Most of the EV hire contracts nowadays include car insurance, MOT, and maintenance.

Some of the companies have also completely removed their upfront fees, while others have reduced them to a point that hardly counts anymore. In other words, for a little to no deposit, you would be able to collect a fully electric PCO-ready car.

We are not talking about some clunky old model. We are talking about proper vehicles like KIA e-Niro, MG5, and Hyundai Kona. These are the kind of cars that get you through your daily shift with comfort and safety. 

Increased Earnings Through Uber Green and Bolt Green

While driving an EV, your car gets a boost in the app. People are becoming more conscious of climate issues and as a result, the demand for eco-friendly rides is growing. Apps like Uber and Bolt are made to address that demand. So, if you are in an electric car, the algorithm will notice you quicker. This leads to more visibility and ultimately, more trips.

In addition, many drivers on Uber Green or Bolt Green earn more for each ride. Whether it be surge pricing, platform bonuses, or exclusive promotions, driving an EV pays off well. Everyone’s doing the same job as a driver, but because you drive an electric car, you get an instant advantage.

So, if you want extra trips and high fares to improve your daily earnings, switching to an EV is a no-brainer.

Lower Maintenance and Running Costs

Time is money in the PCO world. A day off the road due to maintenance or repairs can significantly affect your earnings. Many drivers have switched to electric vehicles just to minimise downtime.

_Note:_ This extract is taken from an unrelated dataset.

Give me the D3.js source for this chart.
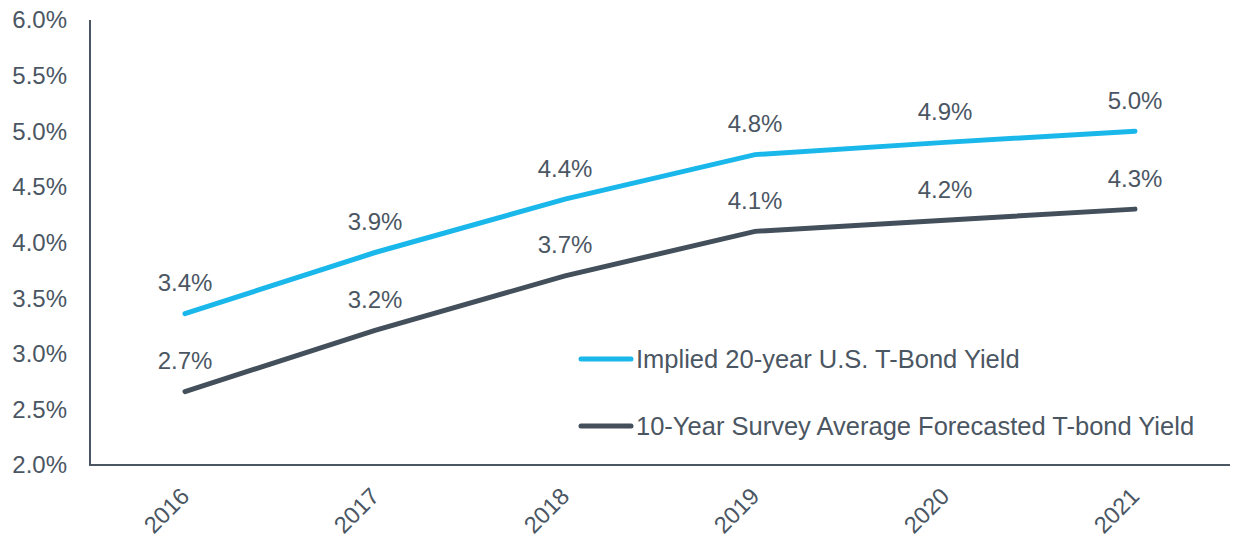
<!DOCTYPE html>
<html><head><meta charset="utf-8">
<script src="https://cdn.jsdelivr.net/npm/d3@7"></script>
<style>body{margin:0;background:#fff}text{font-family:"Liberation Sans",Arial,sans-serif}</style>
</head><body>
<script>
const years = ["2016","2017","2018","2019","2020","2021"];
const implied = [3.36, 3.91, 4.39, 4.79, 4.9, 5.0];
const survey = [2.66, 3.21, 3.7, 4.1, 4.2, 4.3];
const yTicks = [2.0, 2.5, 3.0, 3.5, 4.0, 4.5, 5.0, 5.5, 6.0];
const seriesNames = ["Implied 20-year U.S. T-Bond Yield", "10-Year Survey Average Forecasted T-bond Yield"];
const colors = ["#1ab7ea", "#434f5b"];
const textColor = "#4b5663";

const W = 1233, H = 538;
const m = {left: 90, right: 3, top: 20, bottom: 73};
const svg = d3.select("body").append("svg").attr("width", W).attr("height", H);
const x = d3.scaleBand().domain(years).range([m.left, W - m.right]);
const y = d3.scaleLinear().domain([2, 6]).range([H - m.bottom, m.top]);

// y tick labels
svg.append("g").selectAll("text").data(yTicks).join("text")
  .attr("x", 67).attr("y", d => y(d)).attr("dy", "0.35em")
  .attr("text-anchor", "end").attr("fill", textColor).style("font-size", "24px")
  .text(d => d.toFixed(1) + "%");

// axes lines
svg.append("line").attr("x1", m.left).attr("x2", m.left).attr("y1", y(6)).attr("y2", y(2))
  .attr("stroke", textColor).attr("stroke-width", 2);
svg.append("line").attr("x1", m.left - 1).attr("x2", W - m.right).attr("y1", y(2)).attr("y2", y(2))
  .attr("stroke", textColor).attr("stroke-width", 2);

// x labels
svg.append("g").selectAll("text").data(years).join("text")
  .attr("transform", d => `translate(${x(d) + x.bandwidth()/2},${y(2) + 27}) rotate(-45)`)
  .attr("text-anchor", "end").attr("dy", "0.35em").attr("fill", textColor).style("font-size", "23.5px")
  .text(d => d);

const line = d3.line().x((d, i) => x(years[i]) + x.bandwidth()/2).y(d => y(d));
[implied, survey].forEach((s, k) => {
  svg.append("path").datum(s).attr("d", line).attr("fill", "none")
    .attr("stroke", colors[k]).attr("stroke-width", 5).attr("stroke-linecap", "round");
  svg.append("g").selectAll("text").data(s).join("text")
    .attr("x", (d, i) => x(years[i]) + x.bandwidth()/2)
    .attr("y", d => y(d) - 31).attr("dy", "0.35em")
    .attr("text-anchor", "middle").attr("fill", textColor).style("font-size", "24px")
    .text(d => d.toFixed(1) + "%");
});

// legend
const lg = svg.append("g");
seriesNames.forEach((n, k) => {
  const ly = 359 + k * 67;
  lg.append("line").attr("x1", 581).attr("x2", 631).attr("y1", ly).attr("y2", ly)
    .attr("stroke", colors[k]).attr("stroke-width", 5).attr("stroke-linecap", "round");
  lg.append("text").attr("x", 636).attr("y", ly).attr("dy", "0.35em")
    .attr("fill", textColor).style("font-size", "25.5px").text(n);
});
</script>
</body></html>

Yes, EVs save fuel and protect environment, but most importantly, they need maintenance less frequently than traditional cars.

The reason is that EVs have no engine oil, no clutch, and far fewer moving parts for something to go seriously wrong. So what does this mean for you? Fewer breakdowns and less time in the garage.

And since most EV PCO hire packages include maintenance and servicing by a reliable auto body shop, there are no extra surprises when something needs repairs; it’s all included in your weekly payment. If you are looking to avoid any surprise costs and maybe stay on the road without interruptions, driving an EV would be a smart choice.

Future-Proofing Your Private Hire Career

The Government of the UK plans a total ban on new petrol or diesel vehicles in the coming years. Even hybrids are being gradually phased out. If you don’t go electric now, you could be left behind.

Let’s face it: the emission requirements of TfL are not going to get any easier in the future. In fact, every new policy makes them stricter. Drivers who adapt early will have an advantage over drivers who wait till the last minute.

How?

When the time comes, you won’t be sweating about your car not being compliant with the new licensing rules because it already is. You also won’t have any future worries over bans, daily charges, or regulations that will prevent older cars from operating in central areas.

Each shift you work in an EV is essentially a down payment on your long-term career stability.

Final Thoughts

EV PCO car hire is not just an option anymore; it’s essential to grow your PCO driving career. With all the financial incentives, regulatory benefits, and even operational savings, this is a great time to switch to a fully electric vehicle.

Whether you work full-time or part-time, driving an EV could multiply your income and minimise expenses. Additionally, it’s a wise choice to secure your future in the private hire industry. So, start driving an EV today. You will see benefits right away.